>> start Information supplied
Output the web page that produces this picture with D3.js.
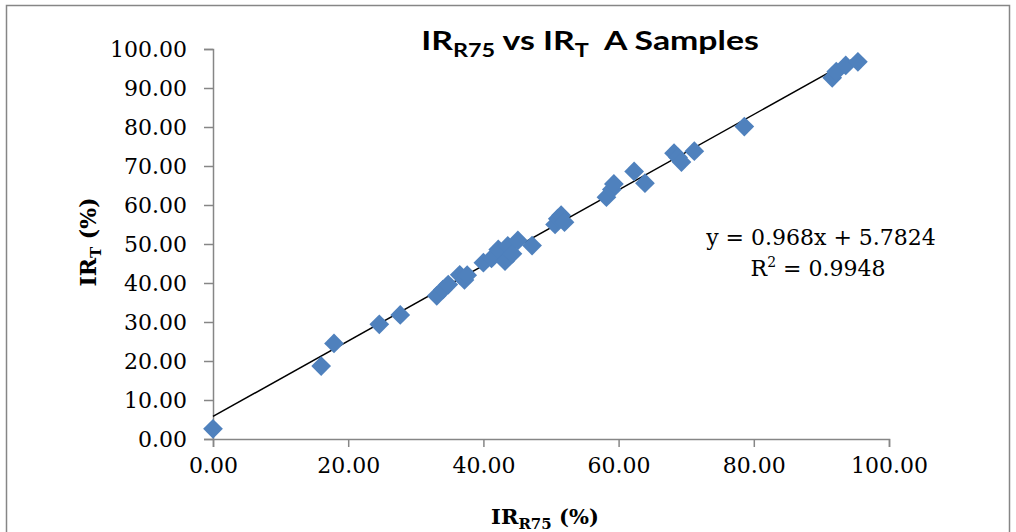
<!DOCTYPE html>
<html>
<head>
<meta charset="utf-8">
<script src="https://cdn.jsdelivr.net/npm/d3@7"></script>
<style>
  html, body { margin: 0; padding: 0; background: #fff; }
  svg { display: block; }
</style>
</head>
<body>
<svg id="chart"></svg>
<script>
// Sample values (IR_R75 %, IR_T %)
const irR75 = [0.0, 16.0, 17.9, 24.6, 27.7, 33.1, 34.0, 34.8, 36.5, 37.2, 37.6,
  40.0, 41.2, 42.2, 43.2, 43.6, 44.3, 45.1, 47.2, 50.6, 51.0, 51.5, 52.0,
  58.2, 59.0, 59.3, 62.3, 63.9, 68.2, 68.8, 69.3, 71.2, 78.6,
  91.6, 92.2, 93.6, 95.4];
const irT = [2.6, 18.7, 24.5, 29.4, 31.8, 36.7, 38.3, 39.6, 42.1, 40.8, 42.0,
  45.2, 46.3, 48.6, 45.6, 49.5, 47.5, 50.9, 49.6, 55.0, 56.5, 57.4, 55.6,
  62.0, 64.0, 65.4, 68.6, 65.6, 73.3, 72.2, 71.0, 73.8, 80.1,
  92.6, 94.2, 95.8, 96.7];

const xTickValues = [0, 20, 40, 60, 80, 100];
const yTickValues = [0, 10, 20, 30, 40, 50, 60, 70, 80, 90, 100];

// Linear trendline as printed on the chart
const slope = 0.968;
const intercept = 5.7824;
const rSquared = 0.9948;

const W = 1016, H = 532;
const AXIS_COLOR = '#868686';
const MARKER_COLOR = '#4F81BD';
const SERIF = '"DejaVu Serif", serif';
const SANS = 'Lato, "Open Sans", sans-serif';

const svg = d3.select('#chart')
  .attr('width', W)
  .attr('height', H)
  .attr('viewBox', `0 0 ${W} ${H}`);

// Outer chart border (bottom runs off the picture)
svg.append('rect')
  .attr('x', 6.5).attr('y', 5.5)
  .attr('width', 1003).attr('height', 540)
  .attr('fill', '#fff')
  .attr('stroke', AXIS_COLOR)
  .attr('stroke-width', 1.5);

const x = d3.scaleLinear().domain([0, 100]).range([213, 889]);
const y = d3.scaleLinear().domain([0, 100]).range([439, 49]);
const fmt = d3.format('.2f');

// --- Axes ---
const xAxis = svg.append('g')
  .attr('transform', `translate(0,${y(0)})`)
  .call(d3.axisBottom(x).tickValues(xTickValues).tickSize(8).tickPadding(10).tickFormat(fmt));

const yAxis = svg.append('g')
  .attr('transform', `translate(${x(0)},0)`)
  .call(d3.axisLeft(y).tickValues(yTickValues).tickSize(9).tickPadding(17).tickFormat(fmt));

[xAxis, yAxis].forEach(a => {
  a.select('.domain').attr('stroke', AXIS_COLOR).attr('stroke-width', 1.5);
  a.selectAll('.tick line').attr('stroke', AXIS_COLOR).attr('stroke-width', 1.5);
  a.selectAll('.tick text')
    .attr('fill', '#000')
    .attr('font-family', SERIF)
    .attr('font-size', '22px');
});

// --- Trendline ---
const xMax = d3.max(irR75);
svg.append('line')
  .attr('x1', x(0)).attr('y1', y(intercept))
  .attr('x2', x(xMax)).attr('y2', y(slope * xMax + intercept))
  .attr('stroke', '#000')
  .attr('stroke-width', 1.5);

// --- Markers (diamonds) ---
const diamond = d3.symbol(d3.symbolSquare, 195);
svg.append('g')
  .selectAll('path')
  .data(irR75.map((v, i) => [v, irT[i]]))
  .join('path')
  .attr('d', diamond)
  .attr('transform', d => `translate(${x(d[0])},${y(d[1])}) rotate(45)`)
  .attr('fill', MARKER_COLOR);

// --- Equation label ---
const eq = svg.append('text')
  .attr('font-family', SERIF)
  .attr('font-size', '22px')
  .attr('fill', '#000')
  .attr('text-anchor', 'middle');
eq.append('tspan')
  .attr('x', 821).attr('y', 245)
  .text(`y = ${slope}x + ${intercept}`);
const r2 = eq.append('tspan')
  .attr('x', 818).attr('y', 276);
r2.append('tspan').text('R');
r2.append('tspan').attr('font-size', '14px').attr('dy', -9).text('2');
r2.append('tspan').attr('dy', 9).text(` = ${rSquared}`);

// --- Title (the source is stretched wide, so scale it horizontally) ---
const title = svg.append('text')
  .attr('transform', 'translate(590,50) scale(1.3,1)')
  .attr('text-anchor', 'middle')
  .attr('font-family', SANS)
  .attr('font-weight', 'bold')
  .attr('font-size', '26px')
  .attr('fill', '#000');
title.append('tspan').text('IR');
title.append('tspan').attr('font-size', '18px').attr('dy', 7).text('R75');
title.append('tspan').attr('dy', -7).text(' vs IR');
title.append('tspan').attr('font-size', '18px').attr('dy', 7).text('T');
title.append('tspan').attr('dy', -7).text('\u00a0 A Samples');

// --- Axis titles ---
const xTitle = svg.append('text')
  .attr('x', 545).attr('y', 524)
  .attr('text-anchor', 'middle')
  .attr('font-family', SERIF)
  .attr('font-weight', 'bold')
  .attr('font-size', '21px')
  .attr('fill', '#000');
xTitle.append('tspan').text('IR');
xTitle.append('tspan').attr('font-size', '15px').attr('dy', 5).text('R75');
xTitle.append('tspan').attr('dy', -5).text(' (%)');

const yTitle = svg.append('text')
  .attr('transform', `translate(96,242) rotate(-90)`)
  .attr('text-anchor', 'middle')
  .attr('font-family', SERIF)
  .attr('font-weight', 'bold')
  .attr('font-size', '22px')
  .attr('fill', '#000');
yTitle.append('tspan').text('IR');
yTitle.append('tspan').attr('font-size', '15px').attr('dy', 5).text('T');
yTitle.append('tspan').attr('dy', -5).text(' (%)');
</script>
</body>
</html>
>> end Information supplied
Exercise brief: Show, from the material above, each line that includes the string "picture".

Solution for this problem:
Output the web page that produces this picture with D3.js.
// Outer chart border (bottom runs off the picture)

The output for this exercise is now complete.